Options are growing for tiny house dwellers to expand beyond the first vans or THOWs on the market. Whether parked on a foundation or rolling on wheels, the tiny house movement is a family.

Carmen Shenk, a tiny house dweller and converter of Vinnie, a small skoolie, added, “Since we are such a nomadic community, we have to be intentional about connecting – now more than ever. The tiny house community gave many of us non-conformists a tribe of like minded friends who are checking in on each other regardless of the social and geographic distance. And now more than ever, we are grateful for friends who value connections and community more than following the prescriptions of a culture sickened by consumerism.  In some ways, tiny house people are less vulnerable in a crisis because we’ve already been intentional about living within our income and developing proactive strategies for living.

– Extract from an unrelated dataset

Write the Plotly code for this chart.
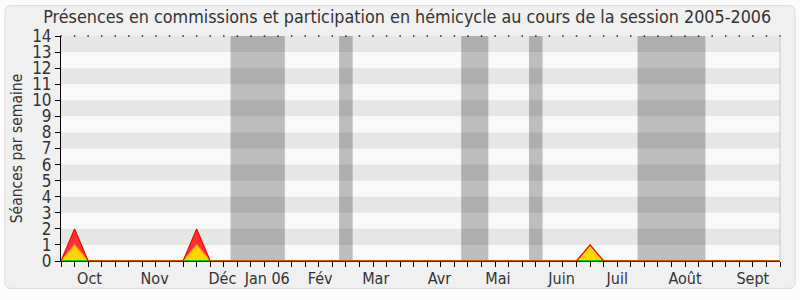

Many have off-grid alternatives such as solar power, water tanks, and a composting toilet that would lengthen and strengthen their ability to social distance effectively, and allow them to move their homes to the places that are best for them.”

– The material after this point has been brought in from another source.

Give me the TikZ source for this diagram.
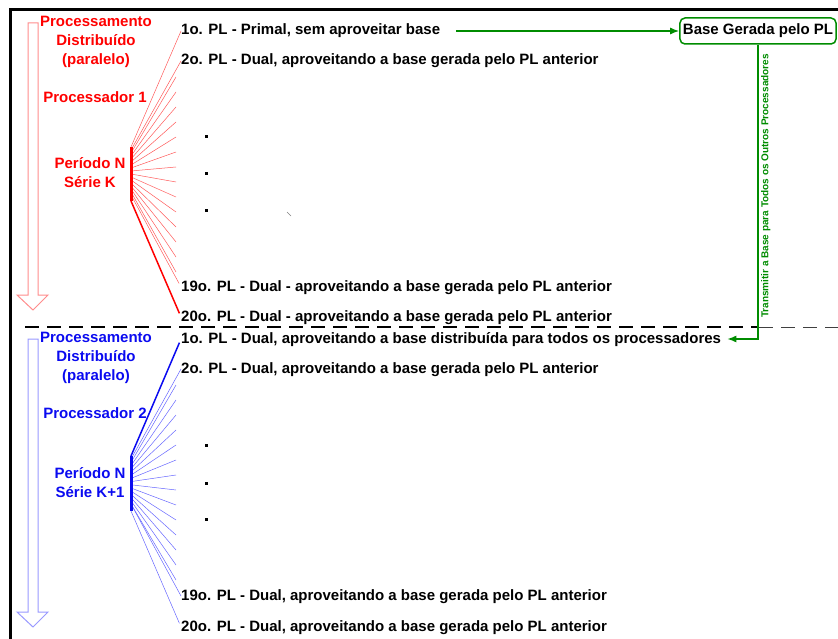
\documentclass[tikz,border=0pt]{standalone}
\usepackage{fontspec}
\setmainfont{Liberation Sans}
\usepackage{tikz}
\usetikzlibrary{arrows.meta}
\definecolor{verde}{RGB}{0,140,0}
\definecolor{vermelho}{RGB}{255,0,0}
\definecolor{azul}{RGB}{10,10,240}
\tikzstyle{pl} = [anchor=west,inner sep=0pt,text height=11pt,text depth=3pt,font=\fontsize{15}{18}\selectfont\bfseries]
\tikzstyle{rotulo} = [align=center,inner sep=0pt,font=\fontsize{15}{19}\selectfont\bfseries]
\tikzstyle{garrow} = [verde,line width=1.5pt,-{Latex[length=9pt,width=7pt]}]
\tikzstyle{seta} = [line width=1pt,fill=white]

\begin{document}
\begin{tikzpicture}[x=1pt,y=-1pt]
      \useasboundingbox (0,0) rectangle (838,639);
      \draw[line width=3pt](10.5,639)--(10.5,9.5)--(838,9.5);
      \coordinate (divA) at (25,327); \coordinate (divM) at (759,327); \coordinate (divB) at (838,327);
      \draw[line width=1.5pt,dash pattern=on 14pt off 8pt](divA)--(divM);
      \draw[black!75,line width=1pt,dash pattern=on 14pt off 8pt](divM)--(divB);
      \draw[seta,draw=red!45](28,23)--(38,23)--(38,295)--(48,295)--(33,310)--(17,295)--(28,295)--cycle;
      \draw[seta,draw=blue!40](28,339)--(38,339)--(38,612)--(48,612)--(33,627)--(17,612)--(28,612)--cycle;
      \node[rotulo,vermelho](proc1) at (96,42){Processamento\\Distribuído\\(paralelo)};
      \node[rotulo,vermelho](cpu1) at (95,97){Processador 1};
      \node[rotulo,vermelho](per1) at (90,173){Período N\\Série K};
      \node[rotulo,azul](proc2) at (96,358){Processamento\\Distribuído\\(paralelo)};
      \node[rotulo,azul](cpu2) at (95,413){Processador 2};
      \node[rotulo,azul](per2) at (90,483){Período N\\Série K+1};
      \node[pl](t1) at (181,31){1o. PL - Primal, sem aproveitar base};
      \node[pl](t2) at (181,61){2o. PL - Dual, aproveitando a base gerada pelo PL anterior};
      \node[pl](t19) at (181,287){19o. PL - Dual - aproveitando a base gerada pelo PL anterior};
      \node[pl](t20) at (181,317){20o. PL - Dual - aproveitando a base gerada pelo PL anterior};
      \node[pl](b1) at (181,339){1o. PL - Dual, aproveitando a base distribuída para todos os processadores};
      \node[pl](b2) at (181,369){2o. PL - Dual, aproveitando a base gerada pelo PL anterior};
      \node[pl](b19) at (181,596){19o. PL - Dual, aproveitando a base gerada pelo PL anterior};
      \node[pl](b20) at (181,627){20o. PL - Dual, aproveitando a base gerada pelo PL anterior};
      \coordinate (bar1a) at (131,147); \coordinate (bar1b) at (131,201);
      \coordinate (bar2a) at (131,456); \coordinate (bar2b) at (131,511);
      \foreach \k in {3,...,16}{
        \coordinate (f\k) at (176,{32+15*\k});
        \draw[red!65,line width=.5pt](131,{147+3*(\k-1)})--(f\k);
        \coordinate (g\k) at (176,{340+15*\k});
        \draw[blue!60,line width=.5pt](131,{456+3.2*(\k-1)})--(g\k);
      }
      \draw[red!65,line width=.5pt,shorten >=4pt](bar1a)--(t1.west)(131,150)--(t2.west)(131,195)--(t19.west);
      \draw[vermelho,line width=1.5pt,shorten >=4pt](bar1b)--(t20.west);
      \draw[blue!60,line width=.5pt,shorten >=4pt](131,459)--(b2.west)(131,504)--(b19.west)(bar2b)--(b20.west);
      \draw[azul,line width=1.5pt,shorten >=4pt](bar2a)--(b1.west);
      \draw[vermelho,line width=3pt](bar1a)--(bar1b);
      \draw[azul,line width=3pt](bar2a)--(bar2b);
      \foreach \y in {137,174,211,445,483,519}\fill(204.5,\y-1.5)rectangle+(3,3);
      \draw[gray,line width=.6pt](287,212)--(291,216);
      \node[draw=verde,line width=1.5pt,rounded corners=5pt,inner xsep=3pt,inner ysep=6pt,text height=11pt,text depth=3pt,font=\fontsize{15}{18}\selectfont\bfseries](base) at (758,31){Base Gerada pelo PL};
      \draw[garrow,shorten <=16pt](t1.east)--(base.west);
      \draw[garrow,shorten >=6pt](base.south)|-(b1.east);
      \path(base.south)--(base.south|-b1.east)node[pos=.48,rotate=90,anchor=north,inner sep=3pt,verde,font=\fontsize{10}{12}\selectfont\bfseries](transm){Transmitir a Base para Todos os Outros Processadores};
    \end{tikzpicture}
\end{document}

Another tiny house professional and industry leader added, “From my perspective as a tiny house dweller, it’s been heartwarming to see the online tiny home community come together to support each other. In Facebook groups, there’s an increase of  stories and advice sharing, from everyone’s self-isolation experience. Though space limitations have limits for things like food storage, we are a creative group. So tiny life hacks are being shared right and left! Also for many of us tiny dwellers, including myself, we are beyond grateful to have a financial secure home.” added Alexis Stephens, Tiny House Expedition cofounder and YouTube influencer.

There are communities cropping up and speaking out, after years of flying under the radar so as not to alert people that there are tiny houses present. In the wake of such healthcare scares, tiny housers are willing to put their parking on the line to reach out, connect with close friends, and help to offer relief to their communities.